Le premier ministre pourrait en effet mettre de côté le mot « racisme », s’il le trouve trop chargé, et s’en tenir à la reconnaissance d’une « discrimination systémique » des minorités visibles et des Premières Nations au Québec.

Car voilà ce qu’il faut enrayer : l’existence d’une discrimination intégrée dans les institutions.

Une discrimination qui ouvre la porte à du profilage racial dans la police, à un traitement différent dans le réseau de la santé, à des difficultés plus grandes pour les minorités visibles à signer un bail, à des obstacles à l’embauche pour les personnes dont le nom a une connotation étrangère, etc.

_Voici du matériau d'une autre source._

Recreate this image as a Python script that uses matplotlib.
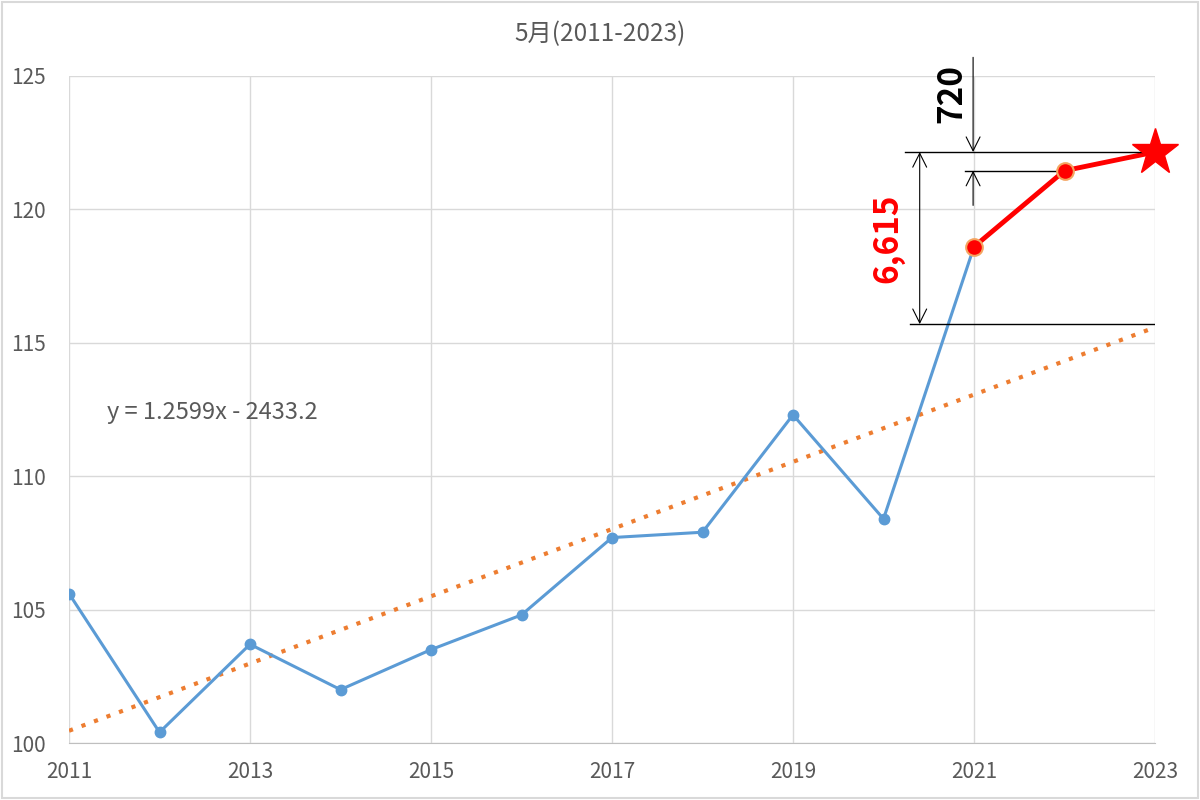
import matplotlib
matplotlib.use('Agg')
import matplotlib.pyplot as plt
from matplotlib.patches import Rectangle

plt.rcParams['font.family'] = ['Noto Sans CJK JP', 'DejaVu Sans']

# data
years = [2011, 2012, 2013, 2014, 2015, 2016, 2017, 2018, 2019, 2020, 2021]
values = [105.6, 100.4, 103.7, 102.0, 103.5, 104.8, 107.7, 107.9, 112.3, 108.4, 118.6]
red_years = [2021, 2022, 2023]
red_values = [118.6, 121.45, 122.15]
star_year = 2023
star_value = 122.15
# trendline from the equation printed on the chart
trend_slope = 1.2599
trend_icept = -2433.2
trend_years = [2011, 2023]
base_value = 115.7   # bottom reference line of the 6,615 bracket
title = '5月(2011-2023)'
eq_text = 'y = 1.2599x - 2433.2'

grey = '#595959'
blue = '#5B9BD5'
orange = '#ED7D31'
red = '#FF0000'

fig = plt.figure(figsize=(12, 8), dpi=100)
fig.patches.append(Rectangle((0.002, 0.002), 0.996, 0.996, transform=fig.transFigure,
                             fill=False, edgecolor='#D9D9D9', linewidth=1.5))
ax = fig.add_axes([0.0575, 0.07125, 0.905, 0.83375])

ax.set_xlim(2011, 2023)
ax.set_ylim(100, 125)
ax.set_xticks(range(2011, 2024, 2))
ax.set_yticks(range(100, 126, 5))
ax.grid(True, color='#D9D9D9', linewidth=1)
ax.set_axisbelow(True)
for s in ['top', 'right', 'left']:
    ax.spines[s].set_visible(False)
ax.spines['bottom'].set_color('#BFBFBF')
ax.tick_params(length=0, labelsize=15, colors=grey)
ax.tick_params(axis='x', pad=13)
for lab in ax.get_yticklabels():
    lab.set_horizontalalignment('left')
ax.yaxis.set_tick_params(pad=42)

# trendline
ty = [trend_slope * x + trend_icept for x in trend_years]
ax.plot(trend_years, ty, color=orange, linestyle=(0, (1, 2.2)), linewidth=3, zorder=2)

# blue series
ax.plot(years, values, color=blue, linewidth=2.2, marker='o', markersize=7.5, zorder=3)

# red continuation
ax.plot(red_years, red_values, color=red, linewidth=3.5, zorder=4)
ax.plot(red_years[:2], red_values[:2], linestyle='none', marker='o', markersize=12,
        markerfacecolor=red, markeredgecolor='#F4A460', markeredgewidth=1.5, zorder=5)
ax.plot([star_year], [star_value], linestyle='none', marker='*', markersize=35,
        color=red, clip_on=False, zorder=6)

# bracket lines
ax.plot([2020.24, 2023], [star_value, star_value], color='black', linewidth=1, clip_on=False, zorder=4)
ax.plot([2020.29, 2023], [base_value, base_value], color='black', linewidth=1, zorder=4)
ax.plot([2020.9, 2022], [red_values[1], red_values[1]], color='black', linewidth=1, zorder=4)

arr = dict(arrowstyle='<->', color='black', linewidth=0.8, mutation_scale=25,
           shrinkA=0, shrinkB=0)
ax.annotate('', xy=(2020.4, star_value), xytext=(2020.4, base_value), arrowprops=arr)
arr1 = dict(arrowstyle='->', color='black', linewidth=0.8, mutation_scale=25,
            shrinkA=0, shrinkB=0)
ax.annotate('', xy=(2020.99, star_value), xytext=(2020.99, 125.7),
            arrowprops=arr1, annotation_clip=False)
ax.annotate('', xy=(2020.99, red_values[1]), xytext=(2020.99, 120.15), arrowprops=arr1)

ax.text(2020.05, 118.93, '6,615', color=red, fontsize=24, fontweight='bold',
        rotation=90, ha='center', va='center')
ax.text(2020.76, 124.36, '720', color='black', fontsize=24, fontweight='bold',
        rotation=90, ha='center', va='center', clip_on=False)

ax.text(2011.42, 112.4, eq_text, color=grey, fontsize=17, ha='left', va='center')
fig.text(0.5, 0.958, title, color=grey, fontsize=17.5, ha='center', va='center')

fig.savefig('out.png', dpi=100)
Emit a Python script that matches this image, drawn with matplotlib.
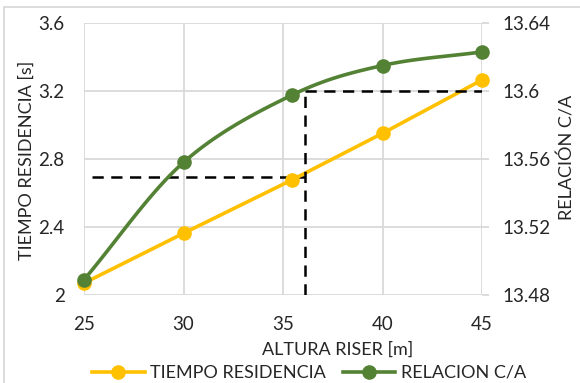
import numpy as np
import matplotlib
matplotlib.use("Agg")
import matplotlib.pyplot as plt
from matplotlib.lines import Line2D
from matplotlib.patches import Rectangle

plt.rcParams['font.family'] = ['Lato', 'DejaVu Sans']

altura = [25, 30, 35.45, 40, 45]
tiempo = [2.07, 2.363, 2.677, 2.951, 3.265]
relacion = [13.489, 13.558, 13.5976, 13.615, 13.623]

# guide lines for the chosen design point
x_sel = 36.1
t_sel = 2.696
r_sel = 13.60

amarillo = '#FFC000'
verde = '#548235'
gris = '#D9D9D9'
texto = '#262626'


def suavizar(x, y, n=30):
    # Catmull-Rom curve through the points, like a smoothed line
    x = np.asarray(x, float)
    y = np.asarray(y, float)
    px = np.concatenate([[2 * x[0] - x[1]], x, [2 * x[-1] - x[-2]]])
    py = np.concatenate([[2 * y[0] - y[1]], y, [2 * y[-1] - y[-2]]])
    xs, ys = [], []
    t = np.linspace(0, 1, n)
    for i in range(1, len(px) - 2):
        for arr, out in ((px, xs), (py, ys)):
            p0, p1, p2, p3 = arr[i - 1:i + 3]
            out.extend(0.5 * ((2 * p1) + (-p0 + p2) * t +
                              (2 * p0 - 5 * p1 + 4 * p2 - p3) * t ** 2 +
                              (-p0 + 3 * p1 - 3 * p2 + p3) * t ** 3))
    return np.array(xs), np.array(ys)


fig = plt.figure(figsize=(5.8, 3.83), dpi=100)
ax = fig.add_axes([84 / 580, 1 - 295 / 383, 398 / 580, 272 / 383])
ax2 = ax.twinx()

ax.set_xlim(25, 45)
ax.set_ylim(2, 3.6)
ax2.set_ylim(13.48, 13.64)
ax.set_xticks([25, 30, 35, 40, 45])
ax.set_yticks([2, 2.4, 2.8, 3.2, 3.6])
ax.set_yticklabels(['2', '2.4', '2.8', '3.2', '3.6'])
ax2.set_yticks([13.48, 13.52, 13.56, 13.6, 13.64])
ax2.set_yticklabels(['13.48', '13.52', '13.56', '13.6', '13.64'])

ax.grid(True, color=gris, lw=1.3)
ax.set_axisbelow(True)
for a in (ax, ax2):
    for s in a.spines.values():
        s.set_visible(False)
ax.tick_params(axis='both', length=0, labelsize=13.5, colors=texto)
ax.tick_params(axis='y', pad=14)
ax.tick_params(axis='x', pad=15)
ax2.tick_params(axis='y', length=5, width=1.3, color=gris, labelsize=13.5,
                pad=10)
for tl in ax2.get_yticklabels():
    tl.set_color(texto)

# dashed reading lines
guia = dict(color='black', lw=1.8, ls=(0, (4.5, 3)), zorder=3)
ax.plot([25.4, x_sel], [t_sel, t_sel], **guia)
ax2.plot([x_sel, x_sel], [13.48, r_sel], **guia)
ax2.plot([x_sel, 45], [r_sel, r_sel], **guia)

ax.plot(altura, tiempo, color=amarillo, lw=2.6, marker='o', ms=9.5,
        mfc=amarillo, mec=amarillo, zorder=4, clip_on=False)
xs, ys = suavizar(altura, relacion)
ax2.plot(xs, ys, color=verde, lw=2.6, zorder=5, clip_on=False)
ax2.plot(altura, relacion, ls='none', marker='o', ms=9.5, mfc=verde, mec=verde,
         zorder=6, clip_on=False)

fig.text(27 / 580, 1 - 160 / 383, 'TIEMPO RESIDENCIA [s]', fontsize=13,
         color=texto, rotation=90, ha='center', va='center')
fig.text(567 / 580, 1 - 157 / 383, 'RELACIÓN C/A', fontsize=13,
         color=texto, rotation=90, ha='center', va='center')
fig.text(338 / 580, 1 - 350 / 383, 'ALTURA RISER [m]', fontsize=13,
         color=texto, ha='center', va='center')

handles = [Line2D([], [], color=amarillo, lw=2.6, marker='o', ms=9.5),
           Line2D([], [], color=verde, lw=2.6, marker='o', ms=9.5)]
fig.legend(handles, ['TIEMPO RESIDENCIA', 'RELACION C/A'], loc='center',
           bbox_to_anchor=(309 / 580, 1 - 373 / 383), ncol=2, frameon=False,
           fontsize=13, handlelength=2.9, columnspacing=0.95,
           handletextpad=0.3, labelcolor=texto, borderpad=0)

# chart border
fig.patches.append(Rectangle((4 / 580, -0.05), 1.1, 1 - 7 / 383 + 0.05,
                             transform=fig.transFigure, fill=False,
                             edgecolor=gris, lw=1.3))

fig.savefig('out.png', dpi=100)
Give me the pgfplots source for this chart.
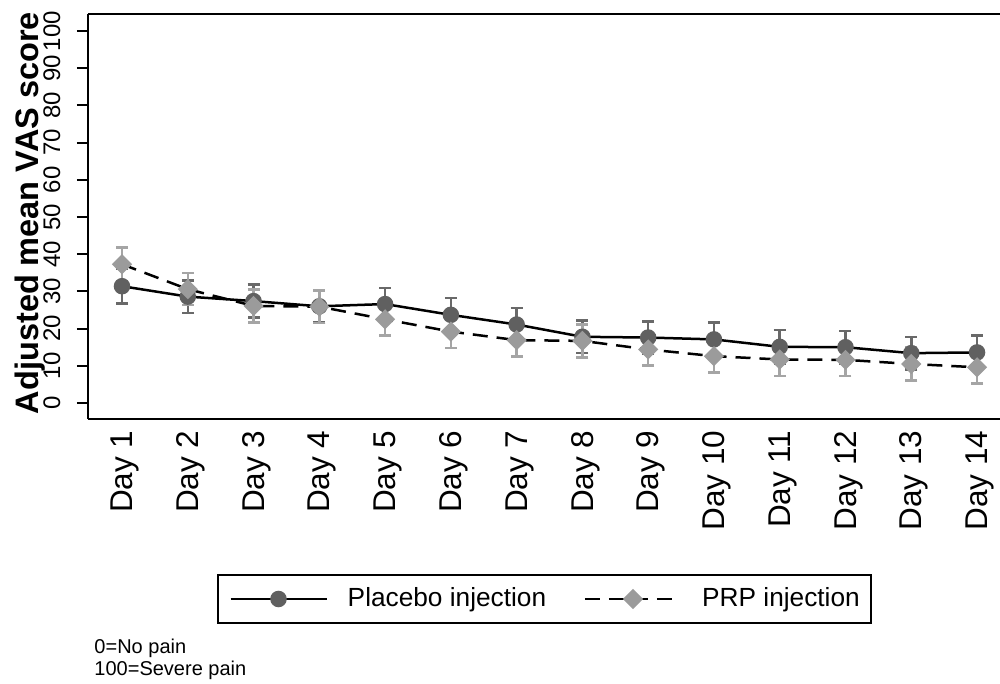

Est-ce du « racisme » ? Laissons le débat aux experts, pour reprendre une réponse récente du cabinet Legault. Et attardons-nous au phénomène documenté : « la somme d’effets d’exclusion disproportionnés » que vivent les minorités visibles et les autochtones, selon l’expression de la Commission des droits de la personne.

On trouvera toujours des gens pour répondre à la famille Echaquan et à tous ceux qui croient en l’existence d’un racisme systémique que les institutions ne sont pas « racistes », pas plus que les policiers, les employeurs, les propriétaires de logements ou « les Québécois ».

Soit. Épargnons-nous ce débat sémantique si cela permet de dénouer l’entêtement au sommet de l’État. Mais l’existence d’une discrimination systémique, elle, est impossible à nier sans mauvaise foi.